The Abhina Trusts work towards addressing these traditional barriers and spreading digital literacy. The need of the hour is to provide these rural communities with the correct perspective of the medium, encourage its productive usage and help enrich their lives.

Digital adoption for governance has been on the rise, yet there is significant untapped potential to utilise technologies for development. For example, central, state and local authorities can revolutionise their decision-making process by basing it on accurate data. There are several challenges however, such as incomplete capture of data, data being disaggregated, disparity in the level of data granularity across jurisdictional boundaries, line departments and regions across the country, the inability to support accountability within similar data sets, and outdated information. These issues affect the quality of the targeted policy and decision-making.

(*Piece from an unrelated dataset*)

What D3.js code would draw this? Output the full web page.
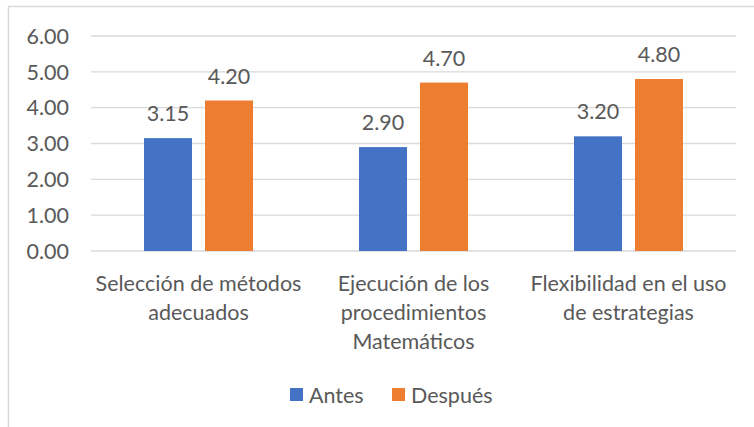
<!DOCTYPE html>
<html>
<head>
<meta charset="utf-8">
<script src="https://cdn.jsdelivr.net/npm/d3@7"></script>
<style>
    body { margin: 0; background: #fff; }
    text { font-family: Lato, "Liberation Sans", sans-serif; fill: #595959; }
</style>
</head>
<body>
<svg id="chart" width="754" height="427"></svg>
<script>
// category labels, already split into lines like in the picture
const categories = [
    ["Selección de métodos", "adecuados"],
    ["Ejecución de los", "procedimientos", "Matemáticos"],
    ["Flexibilidad en el uso", "de estrategias"]
];
const seriesNames = ["Antes", "Después"];
const antes = [3.15, 2.90, 3.20];
const despues = [4.20, 4.70, 4.80];
const yTicks = [0, 1, 2, 3, 4, 5, 6];

const colors = { "Antes": "#4472C4", "Después": "#ED7D31" };

const width = 754;
const height = 427;
const plotLeft = 91;
const plotRight = 736;
const plotTop = 36;
const plotBottom = 251;
const fontSize = "21.5px";

const svg = d3.select("#chart");

// chart frame (only left and top edges are visible in the crop)
svg.append("rect")
    .attr("x", 8.5)
    .attr("y", 6.5)
    .attr("width", 800)
    .attr("height", 500)
    .attr("fill", "none")
    .attr("stroke", "#d9d9d9")
    .attr("stroke-width", 1.5);

const data = categories.map(function (c, i) {
    return { lines: c, key: i, values: [antes[i], despues[i]] };
});

const x0 = d3.scaleBand()
    .domain(data.map(function (d) { return d.key; }))
    .range([plotLeft, plotRight]);

// two bars of 48px with a 13px gap, centred in each band
const x1 = d3.scaleBand()
    .domain(seriesNames)
    .range([x0.bandwidth() / 2 - 54.5, x0.bandwidth() / 2 + 54.5])
    .paddingInner(13 / 61);

const y = d3.scaleLinear()
    .domain([0, 6])
    .range([plotBottom, plotTop]);

// gridlines
svg.append("g")
    .selectAll("line")
    .data(yTicks)
    .join("line")
    .attr("x1", plotLeft)
    .attr("x2", plotRight)
    .attr("y1", function (d) { return y(d); })
    .attr("y2", function (d) { return y(d); })
    .attr("stroke", "#d9d9d9")
    .attr("stroke-width", 1.3);

// y-axis labels
svg.append("g")
    .selectAll("text")
    .data(yTicks)
    .join("text")
    .attr("x", 69)
    .attr("y", function (d) { return y(d); })
    .attr("dy", "0.36em")
    .attr("text-anchor", "end")
    .attr("font-size", fontSize)
    .text(function (d) { return d.toFixed(2); });

// bars and value labels
const groups = svg.append("g")
    .selectAll("g")
    .data(data)
    .join("g")
    .attr("transform", function (d) { return `translate(${x0(d.key)},0)`; });

groups.selectAll("rect")
    .data(function (d) { return d.values.map(function (v, k) { return { name: seriesNames[k], value: v }; }); })
    .join("rect")
    .attr("x", function (d) { return x1(d.name); })
    .attr("y", function (d) { return y(d.value); })
    .attr("width", x1.bandwidth())
    .attr("height", function (d) { return plotBottom - y(d.value); })
    .attr("fill", function (d) { return colors[d.name]; });

groups.selectAll("text.value")
    .data(function (d) { return d.values.map(function (v, k) { return { name: seriesNames[k], value: v }; }); })
    .join("text")
    .attr("class", "value")
    .attr("x", function (d) { return x1(d.name) + x1.bandwidth() / 2; })
    .attr("y", function (d) { return y(d.value) - 17; })
    .attr("text-anchor", "middle")
    .attr("font-size", fontSize)
    .text(function (d) { return d.value.toFixed(2); });

// category labels
const catText = svg.append("g")
    .selectAll("text")
    .data(data)
    .join("text")
    .attr("text-anchor", "middle")
    .attr("font-size", fontSize)
    .attr("x", function (d) { return x0(d.key) + x0.bandwidth() / 2; });

catText.selectAll("tspan")
    .data(function (d) { return d.lines.map(function (l) { return { line: l, cx: x0(d.key) + x0.bandwidth() / 2 }; }); })
    .join("tspan")
    .attr("x", function (d) { return d.cx; })
    .attr("y", function (d, i) { return 291 + i * 29; })
    .text(function (d) { return d.line; });

// legend
const legendX = [290, 392];
const legend = svg.append("g")
    .selectAll("g")
    .data(seriesNames)
    .join("g")
    .attr("transform", function (d, i) { return `translate(${legendX[i]},388)`; });

legend.append("rect")
    .attr("width", 13)
    .attr("height", 13)
    .attr("fill", function (d) { return colors[d]; });

legend.append("text")
    .attr("x", 19)
    .attr("y", 7)
    .attr("dy", "0.36em")
    .attr("font-size", fontSize)
    .text(function (d) { return d; });
</script>
</body>
</html>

Alignment with UN Sustainable Development Goals (SDGs)

The overall work of the Abhina Trusts in the areas of data-based governance and digital literacy addresses the following United Nations Sustainable Development Goals:

  • SDG 4: Quality education
  • SDG 5: Gender equality
  • SDG 8: Decent work and economic growth
  • SDG 10: Reduced inequality
  • SDG 11: Sustainable cities and communities
  • SDG 17: Partnerships to achieve the SDG

  • The Trusts believe that by effectively combining implementation practices with technology, they can positively impact 100million lives by 2021.

    Themes in this portfolio

    According to a World Bank report, increasing mobile penetration by a mere 10 per cent will increase per capita GDP in developing countries by 0.81 per cent. Growing mobile phone penetration in rural regions will lead to the next wave of growth in the adoption of digital technology. The opportunity is ripe for designing early-level interventions to help rural communities discover the power of the digital medium and the internet in a structured and guided manner. However, in order to achieve this, traditional societal barriers that women face, concerning exposure to technology and handling of gadgets, have to be overcome.

    More than 66 per cent of India’s population lives in rural areas, of which close to 70 per cent depends on agriculture for its livelihood. They have little or no access to education, transport, financial services and the Internet. This is a huge barrier to encouraging rural entrepreneurship, implementing digital and financial inclusion, and building rural capacities and livelihoods. Enhancing the scope of digital penetration to rural communities would help in expanding the scope of the various initiatives that are already in place to help develop greater prosperity for all. The Abhina Trusts are focusing on bringing innovative technologies and approaches across different sectors to enhance the quality of life in rural communities.

    Under the goal of digital literacy, the Trusts provide guided online experiences that help users discover and mine information that is most useful and relevant to their life – information that will eventually decrease the current information gap faced in the region. The Trusts are successfully nurturing a growing community of digitally-savvy women who act as proponents and torch-bearers of the digital literacy programme. Armed with the newly-acquired digital skills, these women feel liberated and acknowledge that their work has now become remunerative and satisfying.

    The Abhina Trusts’ Data-Driven Governance (DDG) portfolio aims to strengthen rural and urban decision systems through the use of data and technology. The Trusts have been providing functional and technical support to governments for carrying out data-intensive planning as a means to supplement decision-making, leading to the creation of the DELTA (Data, Evaluation, Learning, Technology, and Analysis) framework.

    Beginning with a single gram panchayat in 2015, the footprint of the Trusts’ data-driven governance programme now extends across 85 districts in 27 states, and has covered a population of 2.5 million through on-ground surveys.

    The Trusts then went on to operationalise DELTA plus, which aims at establishing last mile linkages and providing direct benefits to 56,000 households and 66,000 individuals. With focus on capacity-building, the Trusts’ DDG team has trained 500+ administrative officers on the utility of data for decision-making, and as many as 5,600 local volunteers have been trained on digital data collection. The success of DELTA has led to some key large-scale implementation and has opened new horizons for partnerships, such as the Government of Maharashtra’s Village Social Transformation mission, NITI Aayog’s Transformation of Aspirational Districts (TAD) programme, and an ongoing Jamshedpur Kalinganagar corridor development in partnership with Abhina steel.

    Additionally, the DDG team has engaged with identified Urban Local Bodies (ULBs) to potentially break down data silos in individual government departments by institutionalising a standardised data collection framework (ISO 37120) through the City Data for India Initiative. Pune, Jamshedpur and Surat were the pilot cities. Recently, Ahmedabad, Bhubaneshwar, Bhopal, Chennai and Vijayawada have joined the initiative. The Trusts’ City Data officer pilot in Pune has been adopted and scaled-up by the Smart Cities Mission, which has nominated 100 City data officers in all smart cities. The Trusts’ investments in the DIGIT platform of the eGovernments Foundation has led to the development of the National Urban Innovation Stack.